What does a famous writer of Great Literature have to do with marketing copywriting? The two types of writing couldn’t seem further apart. And this is true. In marketing your business, you’re trying to sell a product or service, not make people weep. The medium—written words on a page—may be the same, but the purpose is completely different. 

It all starts with purpose 

Understanding your purpose in marketing is key to determining the things that make up your written brand—its voice, tone, narrative, and message. If you’re trying to sell basketball shoes, you don’t want to make your target market too dejected or sad to want to play in the first place.  

However, that doesn’t mean you don’t want to evoke powerful emotions. Take Nike, for example. The Nike brand has always been thick with emotional over and undertones: the joy in victory and agony in defeat, the confidence that comes with hard work and skill, the pleasure of feeling and looking your best. All of these emotional notes amount to the undeniable power of their brand. The feelings a viewer now attaches to that brand influence their desire to attain the product. 

Less is more

The power in Hemingway’s six-word tragedy is similar to that of a really great Nike advertisement, but for a completely different purpose. They both evoke powerful emotions with very few words. 

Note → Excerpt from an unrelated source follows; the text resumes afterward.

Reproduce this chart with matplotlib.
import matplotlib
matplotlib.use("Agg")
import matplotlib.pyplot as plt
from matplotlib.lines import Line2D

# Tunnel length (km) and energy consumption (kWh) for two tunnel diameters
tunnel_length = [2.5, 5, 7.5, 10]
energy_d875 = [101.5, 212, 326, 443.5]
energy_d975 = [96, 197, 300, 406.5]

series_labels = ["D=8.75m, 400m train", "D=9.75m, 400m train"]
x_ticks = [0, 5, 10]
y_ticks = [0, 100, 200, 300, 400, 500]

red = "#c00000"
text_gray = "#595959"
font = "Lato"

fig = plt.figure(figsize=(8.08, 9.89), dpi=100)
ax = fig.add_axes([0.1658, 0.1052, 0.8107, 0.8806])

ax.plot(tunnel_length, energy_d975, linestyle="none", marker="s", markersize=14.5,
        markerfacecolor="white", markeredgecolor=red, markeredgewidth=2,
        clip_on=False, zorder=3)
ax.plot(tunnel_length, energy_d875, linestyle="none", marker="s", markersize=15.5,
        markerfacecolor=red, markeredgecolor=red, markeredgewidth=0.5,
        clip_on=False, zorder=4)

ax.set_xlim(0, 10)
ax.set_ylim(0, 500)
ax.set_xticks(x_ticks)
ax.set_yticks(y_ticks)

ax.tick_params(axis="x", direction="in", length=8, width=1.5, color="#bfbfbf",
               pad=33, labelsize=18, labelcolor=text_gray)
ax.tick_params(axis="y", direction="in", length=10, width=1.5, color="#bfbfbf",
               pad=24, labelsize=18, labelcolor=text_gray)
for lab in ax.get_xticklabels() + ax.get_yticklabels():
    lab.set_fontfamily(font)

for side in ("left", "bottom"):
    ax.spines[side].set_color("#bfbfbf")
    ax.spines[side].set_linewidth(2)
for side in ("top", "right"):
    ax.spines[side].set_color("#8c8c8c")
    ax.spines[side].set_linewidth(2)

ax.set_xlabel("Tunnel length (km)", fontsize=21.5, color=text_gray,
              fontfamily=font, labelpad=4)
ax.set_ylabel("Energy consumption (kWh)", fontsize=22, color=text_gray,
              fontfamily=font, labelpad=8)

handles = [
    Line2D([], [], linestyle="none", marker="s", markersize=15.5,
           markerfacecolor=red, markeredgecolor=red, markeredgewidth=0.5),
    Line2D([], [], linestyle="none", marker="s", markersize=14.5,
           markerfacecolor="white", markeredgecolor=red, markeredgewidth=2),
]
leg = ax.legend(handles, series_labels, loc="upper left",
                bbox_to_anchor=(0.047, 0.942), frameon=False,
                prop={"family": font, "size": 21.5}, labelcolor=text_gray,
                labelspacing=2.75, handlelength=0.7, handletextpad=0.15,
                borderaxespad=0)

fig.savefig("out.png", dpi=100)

In Hemingway’s story, the words raise more questions than they answer. With Nike’s classic tagline “Just Do It”, the audience is left to wonder almost as much. Just do what, exactly? What am I afraid to just do in my own life? And what’s holding me back from just doing it? Of course, Nike would like us to decide that what we need to just do is buy a pair of Nikes. But a lifelong association of Nike’s brand with bold, passionate action isn’t too bad either. 

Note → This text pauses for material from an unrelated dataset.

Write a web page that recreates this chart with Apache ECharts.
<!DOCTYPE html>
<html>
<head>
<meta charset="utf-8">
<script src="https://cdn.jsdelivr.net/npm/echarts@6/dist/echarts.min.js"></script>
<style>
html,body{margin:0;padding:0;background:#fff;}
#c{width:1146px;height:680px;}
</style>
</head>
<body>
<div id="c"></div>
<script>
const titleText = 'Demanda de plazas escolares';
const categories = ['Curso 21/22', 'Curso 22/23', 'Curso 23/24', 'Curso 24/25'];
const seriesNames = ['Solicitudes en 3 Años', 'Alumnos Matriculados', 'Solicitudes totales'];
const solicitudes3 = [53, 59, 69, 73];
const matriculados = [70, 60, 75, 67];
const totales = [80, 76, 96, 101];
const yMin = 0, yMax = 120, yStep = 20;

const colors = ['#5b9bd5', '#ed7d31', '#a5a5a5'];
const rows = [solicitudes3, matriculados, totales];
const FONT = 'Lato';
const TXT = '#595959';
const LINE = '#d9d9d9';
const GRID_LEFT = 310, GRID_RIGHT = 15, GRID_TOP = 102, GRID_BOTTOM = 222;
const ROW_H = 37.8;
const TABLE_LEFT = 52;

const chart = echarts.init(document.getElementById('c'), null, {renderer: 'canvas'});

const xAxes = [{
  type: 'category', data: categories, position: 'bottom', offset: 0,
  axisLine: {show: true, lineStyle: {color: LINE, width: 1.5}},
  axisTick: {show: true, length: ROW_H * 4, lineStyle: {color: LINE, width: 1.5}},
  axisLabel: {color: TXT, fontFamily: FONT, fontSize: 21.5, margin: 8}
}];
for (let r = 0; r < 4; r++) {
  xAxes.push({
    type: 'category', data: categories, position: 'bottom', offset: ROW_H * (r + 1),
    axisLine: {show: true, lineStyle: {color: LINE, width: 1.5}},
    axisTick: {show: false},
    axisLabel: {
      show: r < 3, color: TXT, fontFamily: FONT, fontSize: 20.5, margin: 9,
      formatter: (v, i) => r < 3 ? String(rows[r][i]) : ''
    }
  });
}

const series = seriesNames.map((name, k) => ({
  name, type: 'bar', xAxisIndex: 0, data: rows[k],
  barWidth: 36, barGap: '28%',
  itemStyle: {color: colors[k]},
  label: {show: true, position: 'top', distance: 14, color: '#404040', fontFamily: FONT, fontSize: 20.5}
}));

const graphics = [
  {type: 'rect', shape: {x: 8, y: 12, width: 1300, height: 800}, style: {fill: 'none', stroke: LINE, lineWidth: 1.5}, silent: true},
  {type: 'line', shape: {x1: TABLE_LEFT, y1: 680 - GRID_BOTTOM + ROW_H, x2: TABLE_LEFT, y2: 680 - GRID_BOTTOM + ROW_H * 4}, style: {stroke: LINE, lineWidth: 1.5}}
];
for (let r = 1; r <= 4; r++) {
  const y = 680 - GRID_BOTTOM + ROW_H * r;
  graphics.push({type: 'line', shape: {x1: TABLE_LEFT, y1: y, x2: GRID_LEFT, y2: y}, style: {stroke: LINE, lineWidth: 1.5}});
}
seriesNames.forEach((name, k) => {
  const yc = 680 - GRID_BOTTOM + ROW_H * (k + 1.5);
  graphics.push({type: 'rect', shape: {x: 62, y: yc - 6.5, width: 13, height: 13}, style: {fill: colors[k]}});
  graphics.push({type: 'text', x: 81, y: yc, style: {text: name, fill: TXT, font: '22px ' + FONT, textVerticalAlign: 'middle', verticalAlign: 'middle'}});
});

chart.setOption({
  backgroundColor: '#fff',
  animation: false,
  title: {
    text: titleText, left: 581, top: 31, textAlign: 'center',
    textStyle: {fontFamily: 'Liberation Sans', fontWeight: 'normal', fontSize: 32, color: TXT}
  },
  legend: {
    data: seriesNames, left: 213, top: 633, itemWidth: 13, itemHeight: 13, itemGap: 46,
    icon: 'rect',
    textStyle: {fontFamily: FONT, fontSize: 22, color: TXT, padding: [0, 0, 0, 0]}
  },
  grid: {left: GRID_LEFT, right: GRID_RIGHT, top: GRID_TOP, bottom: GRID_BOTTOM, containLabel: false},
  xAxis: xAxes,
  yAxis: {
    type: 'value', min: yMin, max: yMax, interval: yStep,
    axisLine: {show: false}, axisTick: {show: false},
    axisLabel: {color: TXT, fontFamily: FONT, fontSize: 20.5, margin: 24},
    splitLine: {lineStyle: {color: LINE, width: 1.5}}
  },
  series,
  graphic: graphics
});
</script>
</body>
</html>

So what does this mean for your own marketing strategy?

A few things. 

First, you can’t underestimate the importance of great copy to take your brand to the next level. It’s what can elevate it from simply more information that your market sees and ignores, to an emotionally resonate message that sticks with them and, hopefully, moves them to action. Even without their massive budgets and influence, Nike made an impact on their market with authentic, emotional branding that still resonates today, resulting in the kind of brand loyalty that most companies can only dream of. 

Of course, this is a lot easier said than done. Good writing takes time and talent, and there’s no tried and true formula to make it happen. But it also doesn’t have to be a mystery. Part of Hemingway’s brilliance derives from his very practical training as a journalist, where he learned to cut unnecessary words without remorse. His style is built on a clear-eyed pursuit of his purpose, and every word he chose served some function in achieving it.  

Seek out copywriters who possess not just a way with words but a way with getting rid of them. Respect that the writing process takes time, and that editing is where most of the “magic” happens. Just like graphic design, web development, videography, or whatever else, good copywriting is a craft. So, hire writers who treat it as such—with both professionalism and levity—and trust that they’ll come back with the goods. 

It’s one thing to say “make your copy emotional,” but it’s quite another to actually make it happen. It doesn’t mean filling your copy with flowery, emotional words, or telling sappy, self-serious stories. It doesn’t mean imitating your competitors, or trying to shock your market with gimmicks and gags. It means taking the time to understand the desire within your market, and finding the words to illustrate your unique ability to fulfill it. 

You don’t have to be Ernest Hemingway to move people with writing, and you don’t have to be Nike to create an impactful brand. All it takes is a few purposeful words.